Still, he lacked a plan. Even with a degree from Columbia and lawyer creds from Harvard, he had no genuine ideas. He had never really done anything concrete. In order to remake the whole world, one surely needed a plan.
Then, one day, it happened, exactly as his fortuneteller, Jeremiah Be-right, said it would. Out of nowhere, as he casually strolled a back street in Chicago, he spied that socialist grab-bag in the window of an old junk shop.
One man's junk is another man's treasure, don't you know.
There, in that raggedy old burlap sack lay the rotting, reeking corpse of Marx's grand schemes, mortally wounded by ignominious defeat around the globe. But where everyone else saw death, destruction and despair, Barry saw hopey-changey paradise. The plan lacked only one thing that could bring utopia to fruition - HIM.
He alone could see the elusive butterflies of hope, change and a perfect world, trapped within the stinking corpse in that old socialist grab-bag. Only he possessed the magic incantation that could bring the dead dream back to life.
Renewed with the vigor of hope in his loins, Barry marched right into that junk store and asked, "How much is that socialist grab-bag in the window?"
"Nothing," replied the devilish fiend, Billy-Blue-Ayers, from behind the counter. "You only use other people's money and when you run out, you just print more," he added with tempter's glee.
"Done," cried Barry, as he hefted his stinky bargain onto his Armani-clad shoulder.
He had the golden plan. Now, all he needed was a golden goose to lay the golden egg that would get him to the golden printing presses of Oz.

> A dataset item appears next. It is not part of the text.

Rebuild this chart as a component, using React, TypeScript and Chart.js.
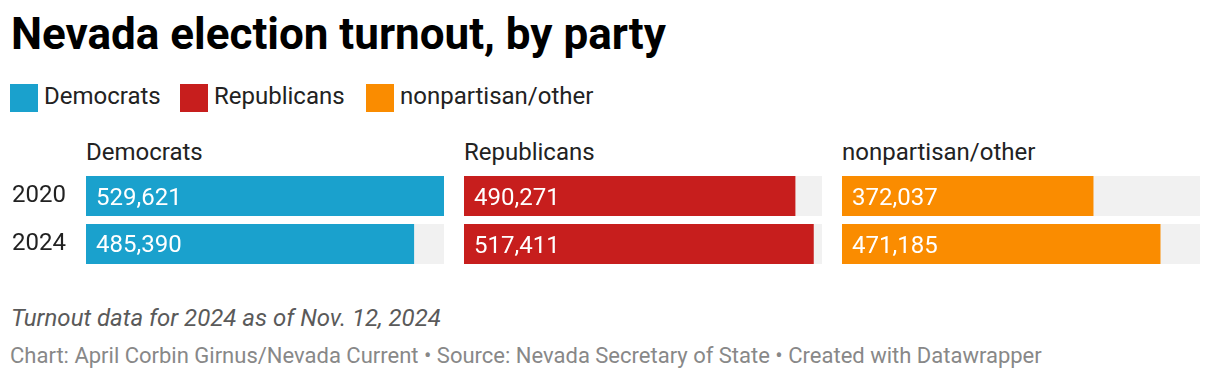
import React, { useEffect, useRef } from "react";
import { Chart, registerables } from "chart.js";

Chart.register(...registerables);

const years = ["2020", "2024"];
const democrats = [529621, 485390];
const republicans = [490271, 517411];
const nonpartisan = [372037, 471185];

const partyNames = ["Democrats", "Republicans", "nonpartisan/other"];
const partyColors = ["#1aa1cd", "#c71e1d", "#fa8c00"];
const partySeries = [democrats, republicans, nonpartisan];

const titleText = "Nevada election turnout, by party";
const noteText = "Turnout data for 2024 as of Nov. 12, 2024";
const creditText =
  "Chart: April Corbin Girnus/Nevada Current • Source: Nevada Secretary of State • Created with Datawrapper";

const FONT = "Roboto, 'Noto Sans', sans-serif";
const BG_BAR = "#f1f1f1";

const maxValue = Math.max(...democrats, ...republicans, ...nonpartisan);

// top offset so that text baseline lands at given y (line-height = font size)
const topFor = (baseline: number, size: number) => baseline - 0.8415 * size;

const valueLabelPlugin = {
  id: "valueLabels",
  afterDatasetsDraw(chart: any) {
    const ctx = chart.ctx;
    const meta = chart.getDatasetMeta(0);
    const ds = chart.data.datasets[0];
    ctx.save();
    ctx.font = `400 24px ${FONT}`;
    ctx.fillStyle = "#ffffff";
    ctx.textAlign = "left";
    ctx.textBaseline = "alphabetic";
    meta.data.forEach((bar: any, i: number) => {
      const v = ds.data[i] as number;
      ctx.fillText(v.toLocaleString("en-US"), bar.base + 10, bar.y + 8.5);
    });
    ctx.restore();
  },
};

function Panel({
  values,
  color,
  showYears,
  left,
  width,
}: {
  values: number[];
  color: string;
  showYears: boolean;
  left: number;
  width: number;
}) {
  const ref = useRef<HTMLCanvasElement | null>(null);
  useEffect(() => {
    if (!ref.current) return;
    const yScale: any = showYears
      ? {
          display: true,
          grid: { display: false, drawTicks: true, tickLength: 20 },
          border: { display: false },
          ticks: {
            color: "#222222",
            padding: 0,
            font: { family: FONT, size: 24, lineHeight: 0.01 },
          },
          afterFit: (scale: any) => {
            scale.width = 86;
          },
        }
      : { display: false };
    const chart = new Chart(ref.current, {
      type: "bar",
      data: {
        labels: years,
        datasets: [
          {
            data: values,
            backgroundColor: color,
            borderWidth: 0,
            grouped: false,
            order: 1,
            barPercentage: 40 / 48,
            categoryPercentage: 1,
          } as any,
          {
            data: values.map(() => maxValue),
            backgroundColor: BG_BAR,
            borderWidth: 0,
            grouped: false,
            order: 2,
            barPercentage: 40 / 48,
            categoryPercentage: 1,
          } as any,
        ],
      },
      options: {
        indexAxis: "y",
        animation: false,
        responsive: false,
        maintainAspectRatio: false,
        devicePixelRatio: 1,
        layout: { padding: 0 },
        plugins: {
          legend: { display: false },
          tooltip: { enabled: false },
          title: { display: false },
        },
        scales: {
          x: {
            display: false,
            min: 0,
            max: maxValue,
          },
          y: yScale,
        },
      },
      plugins: [valueLabelPlugin],
    });
    return () => chart.destroy();
  }, []);
  return (
    <canvas
      ref={ref}
      width={width}
      height={96}
      style={{ position: "absolute", left, top: 172, width, height: 96 }}
    />
  );
}

export default function App() {
  const panelLefts = [86, 464, 842];
  const panelWidth = 358;
  const legendLefts = [10, 180, 366];
  return (
    <div
      style={{
        position: "absolute",
        left: 0,
        top: 0,
        width: 1220,
        height: 380,
        background: "#ffffff",
        fontFamily: FONT,
        overflow: "hidden",
      }}
    >
      <div
        style={{
          position: "absolute",
          left: 11,
          top: topFor(49.5, 44),
          fontSize: 44,
          lineHeight: "44px",
          fontWeight: 700,
          color: "#000000",
          whiteSpace: "nowrap",
        }}
      >
        {titleText}
      </div>

      {partyNames.map((name, i) => (
        <div key={name}>
          <div
            style={{
              position: "absolute",
              left: legendLefts[i],
              top: 84,
              width: 28,
              height: 28,
              background: partyColors[i],
            }}
          />
          <div
            style={{
              position: "absolute",
              left: legendLefts[i] + 34,
              top: topFor(104.5, 24),
              fontSize: 24,
              lineHeight: "24px",
              color: "#222222",
              whiteSpace: "nowrap",
            }}
          >
            {name}
          </div>
        </div>
      ))}

      {partyNames.map((name, i) => (
        <div
          key={"h" + name}
          style={{
            position: "absolute",
            left: panelLefts[i],
            top: topFor(160.5, 24),
            fontSize: 24,
            lineHeight: "24px",
            color: "#222222",
            whiteSpace: "nowrap",
          }}
        >
          {name}
        </div>
      ))}

      {partySeries.map((vals, i) => (
        <Panel
          key={"p" + i}
          values={vals}
          color={partyColors[i]}
          showYears={i === 0}
          left={i === 0 ? 0 : panelLefts[i]}
          width={i === 0 ? panelLefts[0] + panelWidth : panelWidth}
        />
      ))}

      <div
        style={{
          position: "absolute",
          left: 11,
          top: topFor(326, 24),
          fontSize: 24,
          lineHeight: "24px",
          fontStyle: "italic",
          color: "#5a5a5a",
          whiteSpace: "nowrap",
        }}
      >
        {noteText}
      </div>
      <div
        style={{
          position: "absolute",
          left: 10,
          top: topFor(363.5, 22),
          fontSize: 22,
          lineHeight: "22px",
          color: "#888888",
          whiteSpace: "nowrap",
        }}
      >
        {creditText}
      </div>
    </div>
  );
}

Along came Georgie-Porgie Soros, an alchemist with the Midas-touch and hosts of powerful friends. Soros even shared Barry's vision, having long known the world must be reordered with elites like them in charge.

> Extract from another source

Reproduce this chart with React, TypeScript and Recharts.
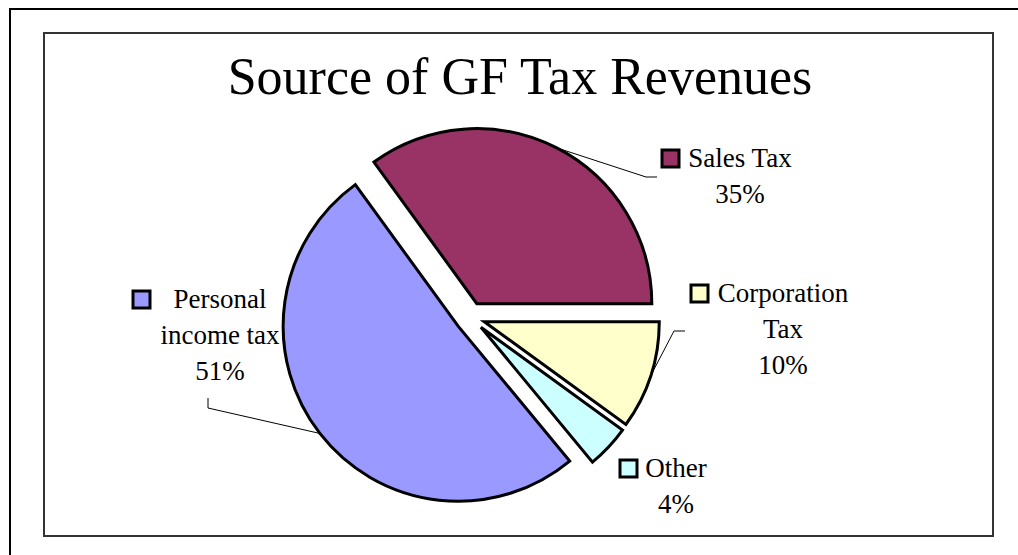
import { PieChart, Pie, Sector } from 'recharts';

const categories = ['Sales Tax', 'Personal income tax', 'Other', 'Corporation Tax'];
const shares = [35, 51, 4, 10];
const colors = ['#993366', '#9999FF', '#CCFFFF', '#FFFFCC'];
// how each label wraps
const labelLines = [['Sales Tax'], ['Personal', 'income tax'], ['Other'], ['Corporation', 'Tax']];

// label placement in page px (text centre, first baseline, key offset, leader elbow/end)
const labelPos = [
  { x: 740, y: 167, keyDx: -78, leader: [[646, 177], [657, 177]] },
  { x: 220, y: 308, keyDx: -87, leader: [[208, 408], [208, 398]] },
  { x: 676, y: 477, keyDx: -56, leader: null },
  { x: 783, y: 302, keyDx: -92, leader: [[674, 331], [685, 331]] },
];

const data = categories.map((name, i) => ({ name, value: shares[i] }));

const W = 1018;
const H = 555;
const EXPLODE = 15;
const RAD = Math.PI / 180;
const FONT = '"Liberation Serif", "Times New Roman", serif';
const LINE_H = 36;

// draws the exploded slice plus its data label
const renderSlice = (props: any) => {
  const { cx, cy, outerRadius, startAngle, endAngle, index, percent } = props;
  const mid = (startAngle + endAngle) / 2;
  const ox = cx + EXPLODE * Math.cos(-mid * RAD);
  const oy = cy + EXPLODE * Math.sin(-mid * RAD);
  const pos = labelPos[index];
  const lines = [...labelLines[index], `${Math.round(percent * 100)}%`];
  const ax = ox + outerRadius * Math.cos(-mid * RAD);
  const ay = oy + outerRadius * Math.sin(-mid * RAD);

  return (
    <g>
      <Sector
        cx={ox}
        cy={oy}
        innerRadius={0}
        outerRadius={outerRadius}
        startAngle={startAngle}
        endAngle={endAngle}
        fill={colors[index]}
        stroke="#000"
        strokeWidth={3}
        strokeLinejoin="miter"
      />
      {pos.leader && (
        <polyline
          points={`${ax},${ay} ${pos.leader.map((p) => p.join(',')).join(' ')}`}
          fill="none"
          stroke="#000"
          strokeWidth={1}
        />
      )}
      <rect
        x={pos.x + pos.keyDx}
        y={pos.y - 17}
        width={17}
        height={17}
        fill={colors[index]}
        stroke="#000"
        strokeWidth={3}
      />
      {lines.map((t, i) => (
        <text
          key={i}
          x={pos.x}
          y={pos.y + i * LINE_H}
          textAnchor="middle"
          fontFamily={FONT}
          fontSize={27}
          fill="#000"
        >
          {t}
        </text>
      ))}
    </g>
  );
};

export default function App() {
  return (
    <div style={{ position: 'fixed', left: 0, top: 0, width: W, height: H, background: '#fff' }}>
      <svg width={W} height={H} style={{ position: 'absolute', left: 0, top: 0 }}>
        <line x1={9} y1={9} x2={W} y2={9} stroke="#000" strokeWidth={2} />
        <line x1={10} y1={8} x2={10} y2={H} stroke="#000" strokeWidth={2} />
        <rect x={44} y={33} width={949} height={503} fill="none" stroke="#333" strokeWidth={2} />
        <text x={520} y={94} textAnchor="middle" fontFamily={FONT} fontSize={52} fill="#000">
          Source of GF Tax Revenues
        </text>
      </svg>
      <div style={{ position: 'absolute', left: 0, top: 0 }}>
        <PieChart width={W} height={H} margin={{ top: 0, right: 0, bottom: 0, left: 0 }}>
          <Pie
            data={data}
            dataKey="value"
            nameKey="name"
            cx={470}
            cy={317}
            outerRadius={175}
            startAngle={0}
            endAngle={360}
            fill="none"
            stroke="none"
            label={renderSlice}
            labelLine={false}
            isAnimationActive={false}
          />
        </PieChart>
      </div>
    </div>
  );
}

Once Georgie-Porgie and Barry got together, wrote the script and called ACORN, they took their show on the yellow brick road all over Oz and Facebook. The crowds came; they rejoiced and fawned and fainted.

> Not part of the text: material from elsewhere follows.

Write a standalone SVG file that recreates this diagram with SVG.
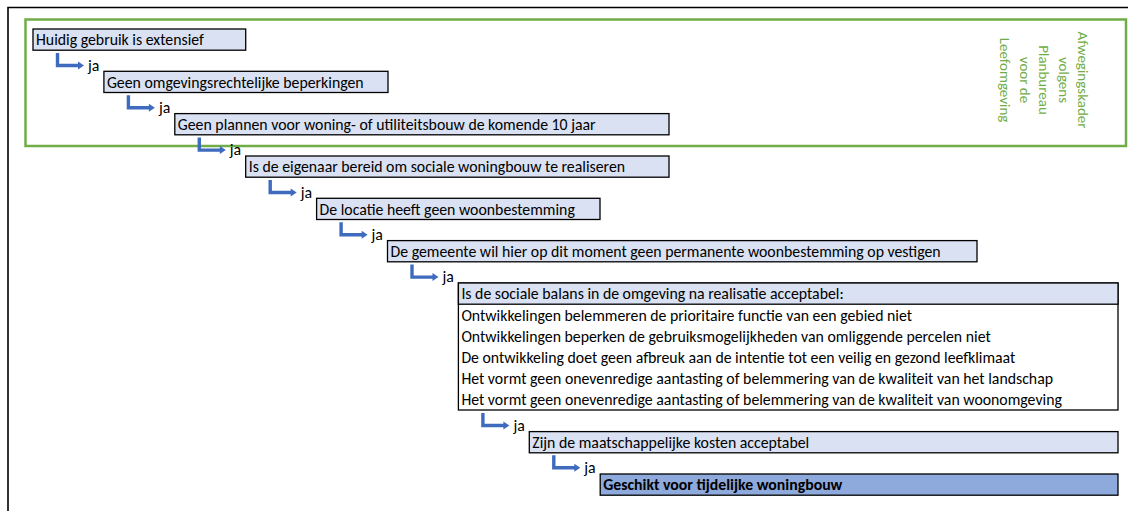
<svg xmlns="http://www.w3.org/2000/svg" width="1128" height="511" viewBox="0 0 1128 511">
<defs>
<style>
.bx{fill:#D9E1F2;stroke:#000;stroke-width:1.3}
.wb{fill:#fff;stroke:#000;stroke-width:1.3}
.fin{fill:#8EA9DB;stroke:#000;stroke-width:1.3}
.t{font-family:Carlito,Calibri,Lato,"Liberation Sans",sans-serif;font-size:15.8px;fill:#000}
.b{font-weight:bold}
.ar{fill:none;stroke:#3F6BBF;stroke-width:3.4}
.ah{fill:#3F6BBF}
.g{font-family:Carlito,Calibri,Lato,"Liberation Sans",sans-serif;font-size:15px;fill:#70AD47}
</style>
</defs>
<rect width="1128" height="511" fill="#fff"/>
<path d="M8 511V7.5H1128" fill="none" stroke="#000" stroke-width="1.6"/>
<rect id="frame" x="25.5" y="19.5" width="1100.5" height="126.5" fill="none" stroke="#70AD47" stroke-width="2.5"/>
<g id="framelabel">
<text class="g" transform="translate(1078,80) rotate(90)" text-anchor="middle"><tspan x="0" y="0">Afwegingskader</tspan><tspan x="0" y="19.5">volgens</tspan><tspan x="0" y="39">Planbureau</tspan><tspan x="0" y="58.5">voor de</tspan><tspan x="0" y="78">Leefomgeving</tspan></text>
</g>
<g id="connectors">
<path class="ar" d="M57.5 53V65.5H79"/><polygon class="ah" points="78,61.5 84,65.5 78,69.5"/>
<path class="ar" d="M128.4 95.3V107.8H149.9"/><polygon class="ah" points="148.9,103.8 154.9,107.8 148.9,111.8"/>
<path class="ar" d="M199.3 137.6V150.1H220.8"/><polygon class="ah" points="219.8,146.1 225.8,150.1 219.8,154.1"/>
<path class="ar" d="M270.2 180V192.5H291.7"/><polygon class="ah" points="290.7,188.5 296.7,192.5 290.7,196.5"/>
<path class="ar" d="M341.1 222.3V234.8H362.6"/><polygon class="ah" points="361.6,230.8 367.6,234.8 361.6,238.8"/>
<path class="ar" d="M412 264.6V277.1H433.5"/><polygon class="ah" points="432.5,273.1 438.5,277.1 432.5,281.1"/>
<path class="ar" d="M482.9 413V425.5H504.4"/><polygon class="ah" points="503.4,421.5 509.4,425.5 503.4,429.5"/>
<path class="ar" d="M553.8 455.3V467.8H575.3"/><polygon class="ah" points="574.3,463.8 580.3,467.8 574.3,471.8"/>
<text class="t" x="88" y="70.5">ja</text>
<text class="t" x="158.9" y="112.8">ja</text>
<text class="t" x="229.8" y="155.1">ja</text>
<text class="t" x="300.7" y="197.5">ja</text>
<text class="t" x="371.6" y="239.8">ja</text>
<text class="t" x="442.5" y="282.1">ja</text>
<text class="t" x="513.4" y="430.5">ja</text>
<text class="t" x="584.3" y="472.8">ja</text>
</g>
<g id="n1"><rect class="bx" x="33" y="29" width="212.7" height="21.2"/><text class="t" x="36" y="45.3">Huidig gebruik is extensief</text></g>
<g id="n2"><rect class="bx" x="103.9" y="71.3" width="284.1" height="21.2"/><text class="t" x="106.9" y="87.6">Geen omgevingsrechtelijke beperkingen</text></g>
<g id="n3"><rect class="bx" x="174.8" y="113.6" width="494.2" height="21.2"/><text class="t" x="177.8" y="129.9">Geen plannen voor woning- of utiliteitsbouw de komende 10 jaar</text></g>
<g id="n4"><rect class="bx" x="245.7" y="156" width="423.3" height="21.2"/><text class="t" x="248.7" y="172.3">Is de eigenaar bereid om sociale woningbouw te realiseren</text></g>
<g id="n5"><rect class="bx" x="316.6" y="198.3" width="283.4" height="21.2"/><text class="t" x="319.6" y="214.6">De locatie heeft geen woonbestemming</text></g>
<g id="n6"><rect class="bx" x="387.5" y="240.6" width="589.5" height="21.2"/><text class="t" x="390.5" y="256.9">De gemeente wil hier op dit moment geen permanente woonbestemming op vestigen</text></g>
<g id="n7">
<rect class="wb" x="458.4" y="283" width="659.6" height="127"/>
<rect class="bx" x="458.4" y="283" width="659.6" height="21.2"/>
<text class="t" x="461.4" y="299.3">Is de sociale balans in de omgeving na realisatie acceptabel:</text>
<text class="t" x="461.4" y="320.5">Ontwikkelingen belemmeren de prioritaire functie van een gebied niet</text>
<text class="t" x="461.4" y="341.6">Ontwikkelingen beperken de gebruiksmogelijkheden van omliggende percelen niet</text>
<text class="t" x="461.4" y="362.8">De ontwikkeling doet geen afbreuk aan de intentie tot een veilig en gezond leefklimaat</text>
<text class="t" x="461.4" y="384">Het vormt geen onevenredige aantasting of belemmering van de kwaliteit van het landschap</text>
<text class="t" x="461.4" y="405.1">Het vormt geen onevenredige aantasting of belemmering van de kwaliteit van woonomgeving</text>
</g>
<g id="n8"><rect class="bx" x="529.3" y="431.6" width="588.7" height="21.2"/><text class="t" x="532.3" y="447.9">Zijn de maatschappelijke kosten acceptabel</text></g>
<g id="n9"><rect class="fin" x="600.2" y="474" width="517.8" height="21.2"/><text class="t b" x="603.2" y="490.3">Geschikt voor tijdelijke woningbouw</text></g>
</svg>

The rest, as they say, is history.
Now, folks, there are three morals to this story.
First, there really is a sucker born every minute. Second, at least once every century, a majority of suckers somewhere unite for imbecilic, suicidal change. And last but not least, for those under the mental age of ten, something that looks too good to be true nearly always is.
This fairytale continues, of course, and I can think of only one good ending, which goes something like this.
Thomas Paine is so upset he throws up in heaven, which causes awakening tsunamis on both coasts. Thomas Jefferson spits out his tea in disgust, which sends torrents of intellectual rainfall to the land. George Washington, John Adams and Benjamin Franklin get so angry they slam their books crashing to heaven's floor, causing earthquakes in patriot hearts on both sides of the yellow brick road. And, finally, all glitter falls from the fool's gold the suckers bought.
The people awake; with powerful voice they speak. And never again do the inhabitants of Oz swallow socialist poppycock wrapped in lipstick-on-cow-dung speechifying.
Alas, it could prove a fable worth living.